>> Begin Stored data
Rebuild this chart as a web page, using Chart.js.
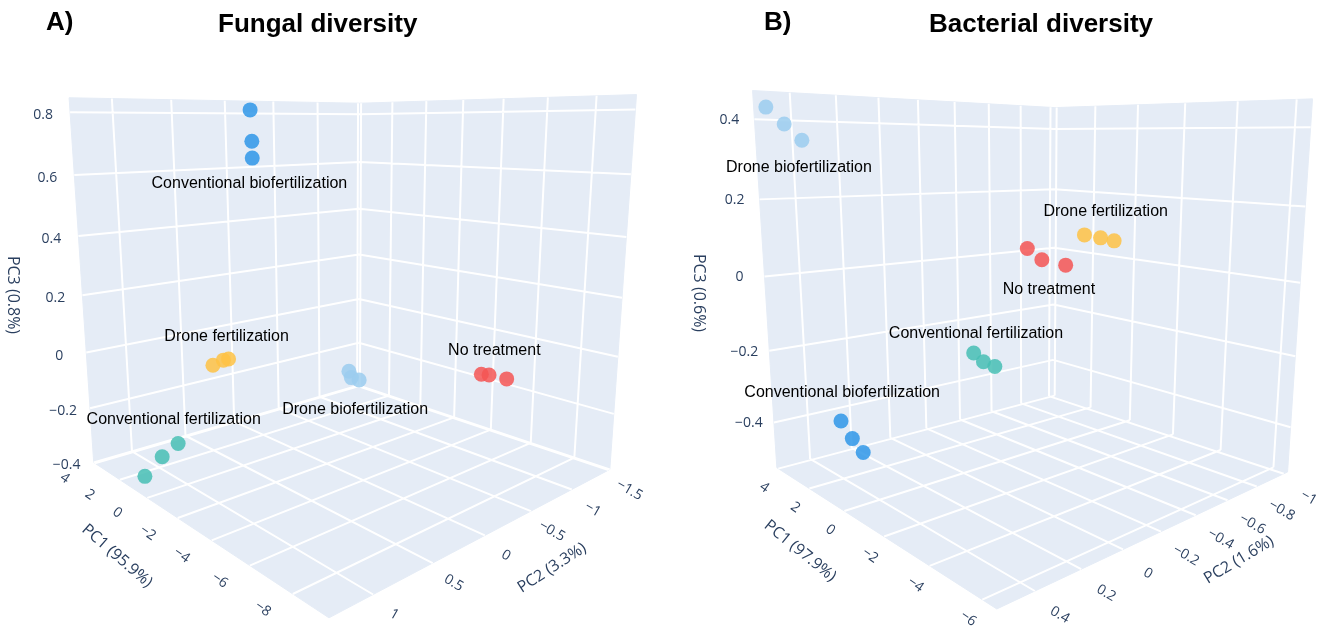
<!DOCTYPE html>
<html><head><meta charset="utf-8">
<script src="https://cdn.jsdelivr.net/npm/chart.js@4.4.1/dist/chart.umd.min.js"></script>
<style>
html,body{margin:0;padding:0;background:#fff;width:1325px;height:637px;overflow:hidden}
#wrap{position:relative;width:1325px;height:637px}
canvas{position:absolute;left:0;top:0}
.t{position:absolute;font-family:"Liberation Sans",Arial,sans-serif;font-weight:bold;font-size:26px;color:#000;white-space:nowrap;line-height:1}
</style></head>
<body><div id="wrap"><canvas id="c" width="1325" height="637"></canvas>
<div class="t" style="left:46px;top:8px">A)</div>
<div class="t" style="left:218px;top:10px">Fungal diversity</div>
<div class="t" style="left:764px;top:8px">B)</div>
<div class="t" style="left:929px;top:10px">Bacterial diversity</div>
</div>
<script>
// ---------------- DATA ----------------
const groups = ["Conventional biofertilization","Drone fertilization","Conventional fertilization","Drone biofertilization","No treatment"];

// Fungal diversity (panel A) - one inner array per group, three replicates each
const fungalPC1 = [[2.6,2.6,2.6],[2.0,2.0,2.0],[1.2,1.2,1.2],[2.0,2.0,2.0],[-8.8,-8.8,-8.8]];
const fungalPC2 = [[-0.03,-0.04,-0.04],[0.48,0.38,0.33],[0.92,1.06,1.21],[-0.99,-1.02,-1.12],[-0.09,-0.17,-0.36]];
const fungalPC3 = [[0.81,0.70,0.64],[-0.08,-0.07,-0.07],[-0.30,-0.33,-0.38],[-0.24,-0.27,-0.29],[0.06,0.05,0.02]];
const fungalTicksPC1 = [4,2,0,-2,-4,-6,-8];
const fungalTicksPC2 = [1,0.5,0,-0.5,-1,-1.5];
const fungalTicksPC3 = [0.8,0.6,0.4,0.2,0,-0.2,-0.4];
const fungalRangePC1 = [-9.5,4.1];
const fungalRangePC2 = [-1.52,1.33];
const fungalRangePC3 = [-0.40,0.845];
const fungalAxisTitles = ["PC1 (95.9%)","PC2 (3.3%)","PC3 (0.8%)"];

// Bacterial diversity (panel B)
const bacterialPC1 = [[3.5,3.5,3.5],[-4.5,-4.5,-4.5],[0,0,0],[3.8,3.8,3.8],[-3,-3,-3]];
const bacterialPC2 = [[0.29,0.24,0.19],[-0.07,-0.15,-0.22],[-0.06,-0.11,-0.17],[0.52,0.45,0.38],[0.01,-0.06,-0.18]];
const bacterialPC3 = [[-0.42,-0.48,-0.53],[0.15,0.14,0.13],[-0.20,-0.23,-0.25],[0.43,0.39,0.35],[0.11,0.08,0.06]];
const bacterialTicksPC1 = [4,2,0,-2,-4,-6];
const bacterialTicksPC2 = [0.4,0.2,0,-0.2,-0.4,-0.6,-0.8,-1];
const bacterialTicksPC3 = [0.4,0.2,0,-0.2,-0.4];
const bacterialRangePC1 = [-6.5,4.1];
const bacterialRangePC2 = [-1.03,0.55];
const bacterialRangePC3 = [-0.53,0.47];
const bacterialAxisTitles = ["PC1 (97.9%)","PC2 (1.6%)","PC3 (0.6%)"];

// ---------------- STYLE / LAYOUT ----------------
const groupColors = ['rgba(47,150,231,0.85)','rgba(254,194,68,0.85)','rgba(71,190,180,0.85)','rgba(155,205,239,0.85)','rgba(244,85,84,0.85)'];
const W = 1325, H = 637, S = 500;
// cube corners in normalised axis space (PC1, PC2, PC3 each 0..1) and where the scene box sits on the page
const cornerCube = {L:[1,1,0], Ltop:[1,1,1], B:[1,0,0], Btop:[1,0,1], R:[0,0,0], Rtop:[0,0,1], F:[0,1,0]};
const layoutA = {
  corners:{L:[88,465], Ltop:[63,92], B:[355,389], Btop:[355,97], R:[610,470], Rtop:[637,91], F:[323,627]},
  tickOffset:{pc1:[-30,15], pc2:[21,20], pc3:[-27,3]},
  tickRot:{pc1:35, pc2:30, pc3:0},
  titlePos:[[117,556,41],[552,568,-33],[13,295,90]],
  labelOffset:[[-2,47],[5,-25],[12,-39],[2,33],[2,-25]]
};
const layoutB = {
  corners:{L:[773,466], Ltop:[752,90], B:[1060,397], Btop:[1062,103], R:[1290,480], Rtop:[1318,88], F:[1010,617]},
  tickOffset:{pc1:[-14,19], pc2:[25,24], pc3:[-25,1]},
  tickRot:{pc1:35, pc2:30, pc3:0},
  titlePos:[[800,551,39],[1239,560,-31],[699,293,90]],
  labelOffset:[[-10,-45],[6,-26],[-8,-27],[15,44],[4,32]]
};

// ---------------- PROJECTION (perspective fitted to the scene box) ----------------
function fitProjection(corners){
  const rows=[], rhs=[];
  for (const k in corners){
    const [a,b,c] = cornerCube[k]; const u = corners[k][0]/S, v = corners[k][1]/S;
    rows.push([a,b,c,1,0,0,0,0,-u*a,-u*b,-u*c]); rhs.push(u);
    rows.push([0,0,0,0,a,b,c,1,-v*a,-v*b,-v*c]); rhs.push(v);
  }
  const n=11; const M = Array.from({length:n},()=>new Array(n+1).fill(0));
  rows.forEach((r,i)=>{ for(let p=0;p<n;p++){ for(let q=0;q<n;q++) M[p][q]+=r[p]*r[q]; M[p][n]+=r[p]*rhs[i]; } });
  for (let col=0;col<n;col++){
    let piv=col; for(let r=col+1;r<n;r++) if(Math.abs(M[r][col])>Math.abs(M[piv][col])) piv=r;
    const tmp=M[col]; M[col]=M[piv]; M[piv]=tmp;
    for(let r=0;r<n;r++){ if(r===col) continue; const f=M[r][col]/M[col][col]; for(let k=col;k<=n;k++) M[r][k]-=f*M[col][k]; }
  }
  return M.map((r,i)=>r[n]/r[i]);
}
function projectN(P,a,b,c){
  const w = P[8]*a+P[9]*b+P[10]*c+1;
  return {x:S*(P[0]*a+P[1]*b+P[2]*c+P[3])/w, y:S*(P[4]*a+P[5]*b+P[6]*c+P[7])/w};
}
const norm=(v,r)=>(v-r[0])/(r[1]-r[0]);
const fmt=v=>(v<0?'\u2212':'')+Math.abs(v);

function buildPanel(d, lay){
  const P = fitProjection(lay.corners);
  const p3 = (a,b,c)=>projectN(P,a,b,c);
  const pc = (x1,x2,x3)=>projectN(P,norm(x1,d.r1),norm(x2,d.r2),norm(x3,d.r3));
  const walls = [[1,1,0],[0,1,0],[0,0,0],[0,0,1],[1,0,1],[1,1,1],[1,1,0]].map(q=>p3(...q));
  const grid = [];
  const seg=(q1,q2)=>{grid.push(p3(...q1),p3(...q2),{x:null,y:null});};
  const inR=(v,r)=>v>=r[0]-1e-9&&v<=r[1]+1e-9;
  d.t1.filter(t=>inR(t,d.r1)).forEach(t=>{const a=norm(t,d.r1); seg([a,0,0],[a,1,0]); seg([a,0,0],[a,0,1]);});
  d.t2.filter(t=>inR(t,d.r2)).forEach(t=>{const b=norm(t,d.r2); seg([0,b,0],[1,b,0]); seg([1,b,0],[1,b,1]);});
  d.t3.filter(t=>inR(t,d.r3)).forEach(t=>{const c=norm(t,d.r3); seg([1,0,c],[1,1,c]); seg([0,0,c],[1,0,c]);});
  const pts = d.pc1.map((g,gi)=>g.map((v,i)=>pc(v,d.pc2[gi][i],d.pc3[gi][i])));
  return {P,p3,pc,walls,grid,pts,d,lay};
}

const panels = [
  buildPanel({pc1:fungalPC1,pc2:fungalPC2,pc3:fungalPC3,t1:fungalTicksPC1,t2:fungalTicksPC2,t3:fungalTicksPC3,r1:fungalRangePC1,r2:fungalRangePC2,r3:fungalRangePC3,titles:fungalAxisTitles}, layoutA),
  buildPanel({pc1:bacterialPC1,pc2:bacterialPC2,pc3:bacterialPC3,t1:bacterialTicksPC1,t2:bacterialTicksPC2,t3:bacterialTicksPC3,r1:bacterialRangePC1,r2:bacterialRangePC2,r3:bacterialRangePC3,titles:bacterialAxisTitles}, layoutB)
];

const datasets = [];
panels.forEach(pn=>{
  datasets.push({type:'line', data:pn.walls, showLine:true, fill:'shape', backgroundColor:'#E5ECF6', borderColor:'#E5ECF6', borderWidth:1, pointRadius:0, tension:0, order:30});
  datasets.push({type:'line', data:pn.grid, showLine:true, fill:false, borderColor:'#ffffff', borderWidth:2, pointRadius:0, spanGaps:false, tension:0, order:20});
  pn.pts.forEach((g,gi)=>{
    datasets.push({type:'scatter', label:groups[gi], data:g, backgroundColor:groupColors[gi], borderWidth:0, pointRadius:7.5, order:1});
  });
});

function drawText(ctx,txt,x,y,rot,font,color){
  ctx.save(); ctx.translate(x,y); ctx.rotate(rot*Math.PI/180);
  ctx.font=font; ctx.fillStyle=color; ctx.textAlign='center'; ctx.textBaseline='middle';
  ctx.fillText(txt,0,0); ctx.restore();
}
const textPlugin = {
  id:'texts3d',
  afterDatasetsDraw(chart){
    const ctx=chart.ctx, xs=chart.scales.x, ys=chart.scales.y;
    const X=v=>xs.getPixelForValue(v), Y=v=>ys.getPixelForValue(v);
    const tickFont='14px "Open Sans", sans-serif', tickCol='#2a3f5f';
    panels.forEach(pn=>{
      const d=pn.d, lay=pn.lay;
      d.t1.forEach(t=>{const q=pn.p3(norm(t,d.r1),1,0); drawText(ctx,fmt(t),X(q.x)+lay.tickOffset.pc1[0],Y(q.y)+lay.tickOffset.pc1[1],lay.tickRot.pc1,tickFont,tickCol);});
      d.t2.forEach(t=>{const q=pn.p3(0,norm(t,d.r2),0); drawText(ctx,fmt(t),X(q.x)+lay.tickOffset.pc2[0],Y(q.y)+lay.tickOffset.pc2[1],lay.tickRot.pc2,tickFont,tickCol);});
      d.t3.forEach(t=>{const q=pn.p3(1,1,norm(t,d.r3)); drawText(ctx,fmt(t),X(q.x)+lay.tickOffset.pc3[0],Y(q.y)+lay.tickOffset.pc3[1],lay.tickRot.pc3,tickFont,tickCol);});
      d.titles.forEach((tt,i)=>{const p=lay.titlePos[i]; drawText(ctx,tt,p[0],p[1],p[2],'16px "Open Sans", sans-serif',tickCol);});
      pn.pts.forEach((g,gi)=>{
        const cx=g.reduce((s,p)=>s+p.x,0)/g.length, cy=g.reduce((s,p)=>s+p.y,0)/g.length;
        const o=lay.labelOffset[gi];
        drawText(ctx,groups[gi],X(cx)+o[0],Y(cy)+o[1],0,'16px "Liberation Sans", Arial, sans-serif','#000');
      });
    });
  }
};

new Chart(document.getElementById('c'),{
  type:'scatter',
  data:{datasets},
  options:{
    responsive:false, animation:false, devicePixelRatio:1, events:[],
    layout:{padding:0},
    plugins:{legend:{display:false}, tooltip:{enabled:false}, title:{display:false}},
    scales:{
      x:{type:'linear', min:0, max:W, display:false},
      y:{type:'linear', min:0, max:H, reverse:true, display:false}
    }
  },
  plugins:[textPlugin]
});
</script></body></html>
>> End Stored data
▸ Set task: Collect each line holding the string "page".

▸ Exercise response:
Rebuild this chart as a web page, using Chart.js.
// cube corners in normalised axis space (PC1, PC2, PC3 each 0..1) and where the scene box sits on the page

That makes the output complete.